MATERIAL:
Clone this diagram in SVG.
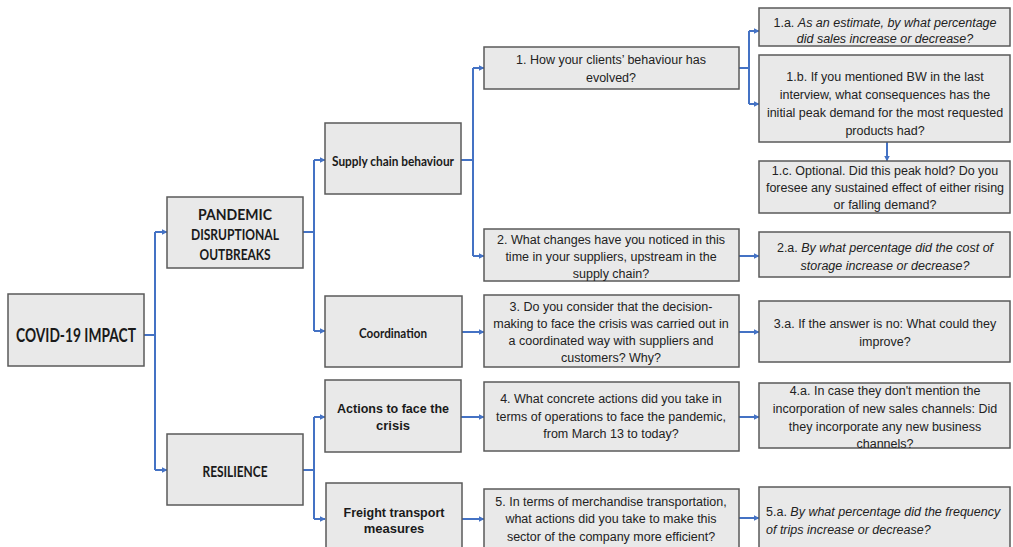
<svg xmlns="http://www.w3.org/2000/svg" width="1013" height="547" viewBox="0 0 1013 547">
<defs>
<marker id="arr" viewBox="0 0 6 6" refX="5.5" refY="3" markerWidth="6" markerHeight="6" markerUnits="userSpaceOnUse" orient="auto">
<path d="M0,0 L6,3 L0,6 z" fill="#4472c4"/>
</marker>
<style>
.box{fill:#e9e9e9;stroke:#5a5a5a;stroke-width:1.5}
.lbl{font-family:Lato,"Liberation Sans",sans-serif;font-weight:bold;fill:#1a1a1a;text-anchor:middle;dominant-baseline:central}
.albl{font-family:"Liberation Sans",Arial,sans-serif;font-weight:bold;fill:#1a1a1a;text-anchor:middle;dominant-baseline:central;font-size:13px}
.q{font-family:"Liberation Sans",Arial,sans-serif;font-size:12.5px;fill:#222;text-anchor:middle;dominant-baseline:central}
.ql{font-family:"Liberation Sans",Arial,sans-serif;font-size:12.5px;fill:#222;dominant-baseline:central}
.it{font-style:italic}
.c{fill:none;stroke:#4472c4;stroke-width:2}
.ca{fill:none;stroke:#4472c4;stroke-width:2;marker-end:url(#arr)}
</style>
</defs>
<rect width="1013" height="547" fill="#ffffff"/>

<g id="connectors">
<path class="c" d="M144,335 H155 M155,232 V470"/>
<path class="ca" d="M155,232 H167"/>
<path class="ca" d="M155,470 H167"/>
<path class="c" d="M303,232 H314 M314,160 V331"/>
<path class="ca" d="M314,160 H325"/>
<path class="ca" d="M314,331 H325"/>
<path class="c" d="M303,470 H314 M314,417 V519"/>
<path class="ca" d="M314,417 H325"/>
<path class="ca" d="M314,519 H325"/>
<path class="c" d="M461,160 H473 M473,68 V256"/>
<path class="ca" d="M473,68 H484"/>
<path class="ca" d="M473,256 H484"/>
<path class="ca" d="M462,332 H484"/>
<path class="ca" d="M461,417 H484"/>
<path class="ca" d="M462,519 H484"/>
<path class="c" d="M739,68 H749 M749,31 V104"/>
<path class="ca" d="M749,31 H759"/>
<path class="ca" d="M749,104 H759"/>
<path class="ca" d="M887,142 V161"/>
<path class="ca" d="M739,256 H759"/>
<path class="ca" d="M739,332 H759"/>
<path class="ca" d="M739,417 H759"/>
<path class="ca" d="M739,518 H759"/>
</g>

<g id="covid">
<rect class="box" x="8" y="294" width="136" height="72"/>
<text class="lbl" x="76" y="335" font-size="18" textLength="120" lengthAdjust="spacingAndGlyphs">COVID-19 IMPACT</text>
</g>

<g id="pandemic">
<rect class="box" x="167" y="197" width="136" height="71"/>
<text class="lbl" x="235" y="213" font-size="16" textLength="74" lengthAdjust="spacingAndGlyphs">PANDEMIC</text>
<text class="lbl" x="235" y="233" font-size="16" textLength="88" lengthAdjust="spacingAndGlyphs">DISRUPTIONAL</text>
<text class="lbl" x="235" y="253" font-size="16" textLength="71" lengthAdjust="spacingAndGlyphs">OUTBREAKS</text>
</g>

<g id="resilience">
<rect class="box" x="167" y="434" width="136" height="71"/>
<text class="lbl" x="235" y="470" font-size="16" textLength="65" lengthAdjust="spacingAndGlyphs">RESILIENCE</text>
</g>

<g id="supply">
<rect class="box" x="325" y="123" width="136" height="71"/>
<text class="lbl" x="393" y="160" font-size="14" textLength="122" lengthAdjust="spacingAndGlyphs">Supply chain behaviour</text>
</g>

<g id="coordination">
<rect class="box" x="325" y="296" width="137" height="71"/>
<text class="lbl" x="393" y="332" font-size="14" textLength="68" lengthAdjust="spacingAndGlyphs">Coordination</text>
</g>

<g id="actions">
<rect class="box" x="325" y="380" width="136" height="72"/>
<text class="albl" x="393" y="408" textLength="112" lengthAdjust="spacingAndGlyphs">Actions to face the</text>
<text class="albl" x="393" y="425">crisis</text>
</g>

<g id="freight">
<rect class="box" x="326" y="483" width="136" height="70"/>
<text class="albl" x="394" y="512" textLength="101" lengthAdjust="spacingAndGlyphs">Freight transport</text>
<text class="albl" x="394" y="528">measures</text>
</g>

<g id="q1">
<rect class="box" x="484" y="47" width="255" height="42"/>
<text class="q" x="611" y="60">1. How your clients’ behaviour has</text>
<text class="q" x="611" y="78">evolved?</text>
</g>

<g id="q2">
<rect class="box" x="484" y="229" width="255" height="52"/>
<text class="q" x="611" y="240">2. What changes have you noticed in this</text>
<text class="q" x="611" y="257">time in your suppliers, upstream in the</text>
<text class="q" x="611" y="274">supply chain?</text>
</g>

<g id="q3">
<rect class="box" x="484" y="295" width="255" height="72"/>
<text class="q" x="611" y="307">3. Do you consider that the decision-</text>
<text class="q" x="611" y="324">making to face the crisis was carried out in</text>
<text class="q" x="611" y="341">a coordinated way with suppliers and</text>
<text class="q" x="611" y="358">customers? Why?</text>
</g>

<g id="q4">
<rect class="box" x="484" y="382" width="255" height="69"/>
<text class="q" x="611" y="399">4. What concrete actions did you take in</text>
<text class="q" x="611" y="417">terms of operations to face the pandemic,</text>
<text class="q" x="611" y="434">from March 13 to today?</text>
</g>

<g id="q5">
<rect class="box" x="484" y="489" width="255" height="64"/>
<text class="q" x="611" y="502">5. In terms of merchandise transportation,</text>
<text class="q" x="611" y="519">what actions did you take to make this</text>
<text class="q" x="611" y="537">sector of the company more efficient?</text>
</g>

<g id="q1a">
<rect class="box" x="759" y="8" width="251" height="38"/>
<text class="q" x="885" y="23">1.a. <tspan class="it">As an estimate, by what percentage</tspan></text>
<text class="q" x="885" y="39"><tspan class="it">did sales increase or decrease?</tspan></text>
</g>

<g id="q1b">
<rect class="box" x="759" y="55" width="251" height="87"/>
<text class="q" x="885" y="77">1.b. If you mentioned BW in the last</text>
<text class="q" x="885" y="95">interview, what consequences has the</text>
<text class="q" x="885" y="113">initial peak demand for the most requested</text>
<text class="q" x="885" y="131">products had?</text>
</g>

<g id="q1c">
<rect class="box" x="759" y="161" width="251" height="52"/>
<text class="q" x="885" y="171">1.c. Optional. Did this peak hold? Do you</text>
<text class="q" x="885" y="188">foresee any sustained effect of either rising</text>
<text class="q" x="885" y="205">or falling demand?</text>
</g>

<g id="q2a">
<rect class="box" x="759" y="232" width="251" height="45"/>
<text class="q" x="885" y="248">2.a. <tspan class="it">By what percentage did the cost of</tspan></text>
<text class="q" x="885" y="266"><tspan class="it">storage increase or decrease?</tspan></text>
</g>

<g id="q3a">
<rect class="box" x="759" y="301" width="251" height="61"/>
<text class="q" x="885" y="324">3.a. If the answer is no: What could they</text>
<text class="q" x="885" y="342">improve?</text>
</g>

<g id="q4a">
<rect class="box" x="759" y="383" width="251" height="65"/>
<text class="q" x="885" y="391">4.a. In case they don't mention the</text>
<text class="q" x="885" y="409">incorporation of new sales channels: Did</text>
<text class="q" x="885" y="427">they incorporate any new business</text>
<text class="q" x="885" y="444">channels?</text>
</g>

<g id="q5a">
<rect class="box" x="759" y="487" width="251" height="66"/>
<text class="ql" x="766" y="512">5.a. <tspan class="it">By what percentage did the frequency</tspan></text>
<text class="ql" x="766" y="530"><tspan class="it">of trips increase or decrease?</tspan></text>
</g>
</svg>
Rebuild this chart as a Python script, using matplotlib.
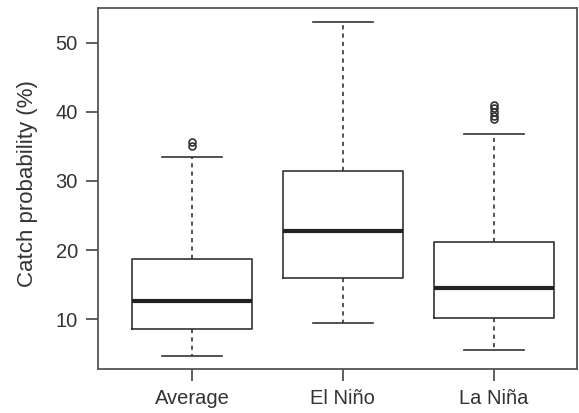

WHAT YOU NEED TO DO:
The records above should be reproduced exactly, with no pictures included.

ANSWER:
Clone this diagram in SVG.
<svg xmlns="http://www.w3.org/2000/svg" width="1013" height="547" viewBox="0 0 1013 547">
<defs>
<marker id="arr" viewBox="0 0 6 6" refX="5.5" refY="3" markerWidth="6" markerHeight="6" markerUnits="userSpaceOnUse" orient="auto">
<path d="M0,0 L6,3 L0,6 z" fill="#4472c4"/>
</marker>
<style>
.box{fill:#e9e9e9;stroke:#5a5a5a;stroke-width:1.5}
.lbl{font-family:Lato,"Liberation Sans",sans-serif;font-weight:bold;fill:#1a1a1a;text-anchor:middle;dominant-baseline:central}
.albl{font-family:"Liberation Sans",Arial,sans-serif;font-weight:bold;fill:#1a1a1a;text-anchor:middle;dominant-baseline:central;font-size:13px}
.q{font-family:"Liberation Sans",Arial,sans-serif;font-size:12.5px;fill:#222;text-anchor:middle;dominant-baseline:central}
.ql{font-family:"Liberation Sans",Arial,sans-serif;font-size:12.5px;fill:#222;dominant-baseline:central}
.it{font-style:italic}
.c{fill:none;stroke:#4472c4;stroke-width:2}
.ca{fill:none;stroke:#4472c4;stroke-width:2;marker-end:url(#arr)}
</style>
</defs>
<rect width="1013" height="547" fill="#ffffff"/>

<g id="connectors">
<path class="c" d="M144,335 H155 M155,232 V470"/>
<path class="ca" d="M155,232 H167"/>
<path class="ca" d="M155,470 H167"/>
<path class="c" d="M303,232 H314 M314,160 V331"/>
<path class="ca" d="M314,160 H325"/>
<path class="ca" d="M314,331 H325"/>
<path class="c" d="M303,470 H314 M314,417 V519"/>
<path class="ca" d="M314,417 H325"/>
<path class="ca" d="M314,519 H325"/>
<path class="c" d="M461,160 H473 M473,68 V256"/>
<path class="ca" d="M473,68 H484"/>
<path class="ca" d="M473,256 H484"/>
<path class="ca" d="M462,332 H484"/>
<path class="ca" d="M461,417 H484"/>
<path class="ca" d="M462,519 H484"/>
<path class="c" d="M739,68 H749 M749,31 V104"/>
<path class="ca" d="M749,31 H759"/>
<path class="ca" d="M749,104 H759"/>
<path class="ca" d="M887,142 V161"/>
<path class="ca" d="M739,256 H759"/>
<path class="ca" d="M739,332 H759"/>
<path class="ca" d="M739,417 H759"/>
<path class="ca" d="M739,518 H759"/>
</g>

<g id="covid">
<rect class="box" x="8" y="294" width="136" height="72"/>
<text class="lbl" x="76" y="335" font-size="18" textLength="120" lengthAdjust="spacingAndGlyphs">COVID-19 IMPACT</text>
</g>

<g id="pandemic">
<rect class="box" x="167" y="197" width="136" height="71"/>
<text class="lbl" x="235" y="213" font-size="16" textLength="74" lengthAdjust="spacingAndGlyphs">PANDEMIC</text>
<text class="lbl" x="235" y="233" font-size="16" textLength="88" lengthAdjust="spacingAndGlyphs">DISRUPTIONAL</text>
<text class="lbl" x="235" y="253" font-size="16" textLength="71" lengthAdjust="spacingAndGlyphs">OUTBREAKS</text>
</g>

<g id="resilience">
<rect class="box" x="167" y="434" width="136" height="71"/>
<text class="lbl" x="235" y="470" font-size="16" textLength="65" lengthAdjust="spacingAndGlyphs">RESILIENCE</text>
</g>

<g id="supply">
<rect class="box" x="325" y="123" width="136" height="71"/>
<text class="lbl" x="393" y="160" font-size="14" textLength="122" lengthAdjust="spacingAndGlyphs">Supply chain behaviour</text>
</g>

<g id="coordination">
<rect class="box" x="325" y="296" width="137" height="71"/>
<text class="lbl" x="393" y="332" font-size="14" textLength="68" lengthAdjust="spacingAndGlyphs">Coordination</text>
</g>

<g id="actions">
<rect class="box" x="325" y="380" width="136" height="72"/>
<text class="albl" x="393" y="408" textLength="112" lengthAdjust="spacingAndGlyphs">Actions to face the</text>
<text class="albl" x="393" y="425">crisis</text>
</g>

<g id="freight">
<rect class="box" x="326" y="483" width="136" height="70"/>
<text class="albl" x="394" y="512" textLength="101" lengthAdjust="spacingAndGlyphs">Freight transport</text>
<text class="albl" x="394" y="528">measures</text>
</g>

<g id="q1">
<rect class="box" x="484" y="47" width="255" height="42"/>
<text class="q" x="611" y="60">1. How your clients’ behaviour has</text>
<text class="q" x="611" y="78">evolved?</text>
</g>

<g id="q2">
<rect class="box" x="484" y="229" width="255" height="52"/>
<text class="q" x="611" y="240">2. What changes have you noticed in this</text>
<text class="q" x="611" y="257">time in your suppliers, upstream in the</text>
<text class="q" x="611" y="274">supply chain?</text>
</g>

<g id="q3">
<rect class="box" x="484" y="295" width="255" height="72"/>
<text class="q" x="611" y="307">3. Do you consider that the decision-</text>
<text class="q" x="611" y="324">making to face the crisis was carried out in</text>
<text class="q" x="611" y="341">a coordinated way with suppliers and</text>
<text class="q" x="611" y="358">customers? Why?</text>
</g>

<g id="q4">
<rect class="box" x="484" y="382" width="255" height="69"/>
<text class="q" x="611" y="399">4. What concrete actions did you take in</text>
<text class="q" x="611" y="417">terms of operations to face the pandemic,</text>
<text class="q" x="611" y="434">from March 13 to today?</text>
</g>

<g id="q5">
<rect class="box" x="484" y="489" width="255" height="64"/>
<text class="q" x="611" y="502">5. In terms of merchandise transportation,</text>
<text class="q" x="611" y="519">what actions did you take to make this</text>
<text class="q" x="611" y="537">sector of the company more efficient?</text>
</g>

<g id="q1a">
<rect class="box" x="759" y="8" width="251" height="38"/>
<text class="q" x="885" y="23">1.a. <tspan class="it">As an estimate, by what percentage</tspan></text>
<text class="q" x="885" y="39"><tspan class="it">did sales increase or decrease?</tspan></text>
</g>

<g id="q1b">
<rect class="box" x="759" y="55" width="251" height="87"/>
<text class="q" x="885" y="77">1.b. If you mentioned BW in the last</text>
<text class="q" x="885" y="95">interview, what consequences has the</text>
<text class="q" x="885" y="113">initial peak demand for the most requested</text>
<text class="q" x="885" y="131">products had?</text>
</g>

<g id="q1c">
<rect class="box" x="759" y="161" width="251" height="52"/>
<text class="q" x="885" y="171">1.c. Optional. Did this peak hold? Do you</text>
<text class="q" x="885" y="188">foresee any sustained effect of either rising</text>
<text class="q" x="885" y="205">or falling demand?</text>
</g>

<g id="q2a">
<rect class="box" x="759" y="232" width="251" height="45"/>
<text class="q" x="885" y="248">2.a. <tspan class="it">By what percentage did the cost of</tspan></text>
<text class="q" x="885" y="266"><tspan class="it">storage increase or decrease?</tspan></text>
</g>

<g id="q3a">
<rect class="box" x="759" y="301" width="251" height="61"/>
<text class="q" x="885" y="324">3.a. If the answer is no: What could they</text>
<text class="q" x="885" y="342">improve?</text>
</g>

<g id="q4a">
<rect class="box" x="759" y="383" width="251" height="65"/>
<text class="q" x="885" y="391">4.a. In case they don't mention the</text>
<text class="q" x="885" y="409">incorporation of new sales channels: Did</text>
<text class="q" x="885" y="427">they incorporate any new business</text>
<text class="q" x="885" y="444">channels?</text>
</g>

<g id="q5a">
<rect class="box" x="759" y="487" width="251" height="66"/>
<text class="ql" x="766" y="512">5.a. <tspan class="it">By what percentage did the frequency</tspan></text>
<text class="ql" x="766" y="530"><tspan class="it">of trips increase or decrease?</tspan></text>
</g>
</svg>
Rebuild this chart as a Python script, using matplotlib.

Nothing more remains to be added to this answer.